ELEKTROMANYETİK KİRLİLİK
"Cep telefonu sinyalleri, TV ve radyo dalgaları, telsiz dalgaları, yüksek gerilim hatları, baz istasyonları atmosferimizi çok önemli düzeyde kirletmektedir" diye devam eden Dr. Yavuz, "Elektromanyetik kirliliğin henüz ne gibi zararlar verdiğini tam olarak belirleyememiş olsak da, beyin yorgunluğuna neden olduğu muhakkaktır. Önümüzdeki yıllarda 'Dumansız hava sahası' teriminin yanı sıra 'Dalgasız hava sahası' ifadelerini de duyacağımıza inanıyorum. Ben ve benim gibi düşünen birçok hekim arkadaşım, son yıllarda artan alzheimer ve demansiyel sendromların arkasından 'Elektromanyetik kirlilik' çıkarsa hiç şaşırmayacağız. Nitekim nöroloji asistanı olduğum yıllarda hemen neredeyse hiç Alzheimer hastası ile karşılaşmadım. Hatta uzmanlık sınavımda jürideki hocalarımdan biri, 'Sana alzheimer hastalığını sorabilirim' dediğinde şaşırmıştım. Çünkü bu hastalık ile ilgili bilgilerimiz oldukça azdı ve literatür bilgileri bile sınırlıydı. Peki, ne oldu da 20 yıl gibi bir zamanda bu hastalık, artık çok rastladığımız, klinikleri fazlasıyla meşgul edecek kadar hızla yaygınlaştı? Sanırım bu konuyu uzun uzun düşünmemiz gerekiyor.
Beyin yorgunluğuna ve kronik yorgunluk sendromuna neden olur. Özellikle uzayda manyetik alan eksikliği olduğu için astronotlar için problem teşkil eder. Elektromanyetik yoğunluk, mıknatısın demiri çekmesi gibi insan vücudundaki manyetik enerjiyi çekebilir. Bu nedenle kronik halsizlik ve yorgunluklarda manyetik alan eksikliği de düşünülmelidir" diye konuştu.

ALKOL ALIŞKANLIĞI
Alkolün beyin fonksiyonlarını baskıladığını, bunun da beyin yorgunluğuna neden olabileceğini ifade eden Yavuz, "Bu nedenle sürekli alkol kullananlarda unutkanlık ve bellek problemleri kaçınılmazdır.

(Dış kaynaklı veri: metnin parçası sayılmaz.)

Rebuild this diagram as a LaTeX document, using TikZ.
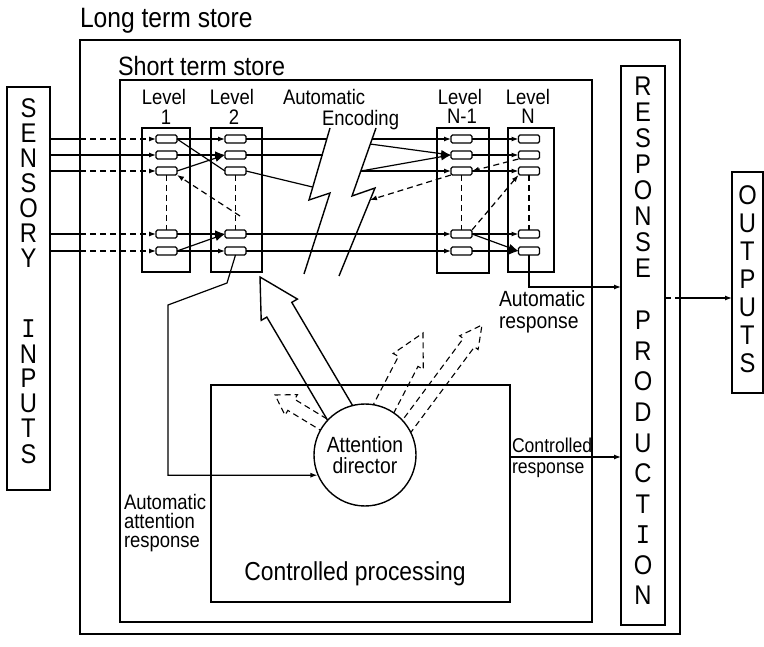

Hatta sadece alkolün sebep olduğu özel bir bunama hastalığı da vardır, 'Korsakoff sendromu' " dedi.

UYUŞTURUCULAR
"Uyuşturucular öğrenme ve algılama fonksiyonlarını olumsuz etkilerler. Beyin fonksiyonlarını çoğu kez geriye dönüşümsüz olarak bozarlar" diye devam eden Dr. Yavuz, "Sağlıklı bir uyku, beyinin dinlenmesini sağlar. Uykusuzluk ya da sağlıksız uyku, beyin yorgunluğu ve unutkanlığa neden olabilir. Uyku ruh sağlığı açısından da çok önemlidir. Örneğin üç günü geçen uykusuzluklarda psikotik belirtiler başlar. Yer, zaman ve mekân bellek fonksiyonlarındaki bozulmanın yanı sıra hayal görmeler, abuk sabuk anlamsız konuşmalar ortaya çıkar. Bu nedenle özellikle Alzheimer hastalarının düzenli uyumaları, hafıza melekeleri açısından çok önemlidir. Uyku bozukluğu olanlara ilaç verilerek uyumaları sağlanmalıdır.
Pennsylvania ve Harvard Üniversitelerinin ortak yaptıkları ve Dr. Hans Van Dongen'in öncülük ettiği yakın tarihli bir araştırmada, genç gönüllüler dört gruba ayrıldılar. Çalışma dağılımına göre, 15 gün boyunca, bazıları her gün 4 saat, bazıları 6 saat, bazıları da 8 saat uyuyacaklardı. Diğer bir grup ise 3 gün hiç uyumayacaktı. Araştırma sonucunda, günde 4-6 saat uyuyanların hafıza performanslarının, 3 gün üst üste hiç uyuyamayanlar kadar kötü olduğu belirlendi. En çarpıcı durum ise, 4-6 saat uyuyanların hafıza kapasitelerindeki gerilemeyi fark etmeyişleriydi" ifadelerini kullandı.

RUH HASTALIKLARI
"Özellikle depresyon, panik atak, obsesif kompulsif bozukluk ve anksiyete, beyin yorgunluğu ile kendini gösterebilir" diyen Yavuz, şöyle devam etti:

HİPERTANSİYON
"Kan basıncı yüksekliği, dokularda iskemi (vücutta bir bölgenin yerel kanlanma eksikliği) başladığında, yani yeterli doku beslenmesi olmadığı durumlarda refleks olarak ortaya çıkan bir tepkimedir. Kalp, daha yüksek basınçla kan pompalar ve yetersiz olan kapiller dolaşımı normalleştirmeye çalışır. Ancak bu durum hem kalbin gerektiğinden daha fazla çalışarak yorulmasına neden olur (kalp yetersizliği) hem de beyin gibi hassas dokularda yüksek kapiller gerilim oluşturarak hücrelere fiziki baskı oluşturur. Neticede baş ağrısı, baş dönmesi ve unutkanlık başta olmak üzere birçok şikâyet ortaya çıkar. Hastalık, zamanında tedavi edilmezse uzun süreçte damar çeperlerinin sertleşmesine neden olabilir. Hipertansiyonun ilk dönemlerinde, tuzu azaltmakla beraber, iskemiyi düzelten kan sulandırıcı ilaçlar vermek, kan basıncını tamamen düzeltebilir. Bu nedenle erken tanı çok önemlidir."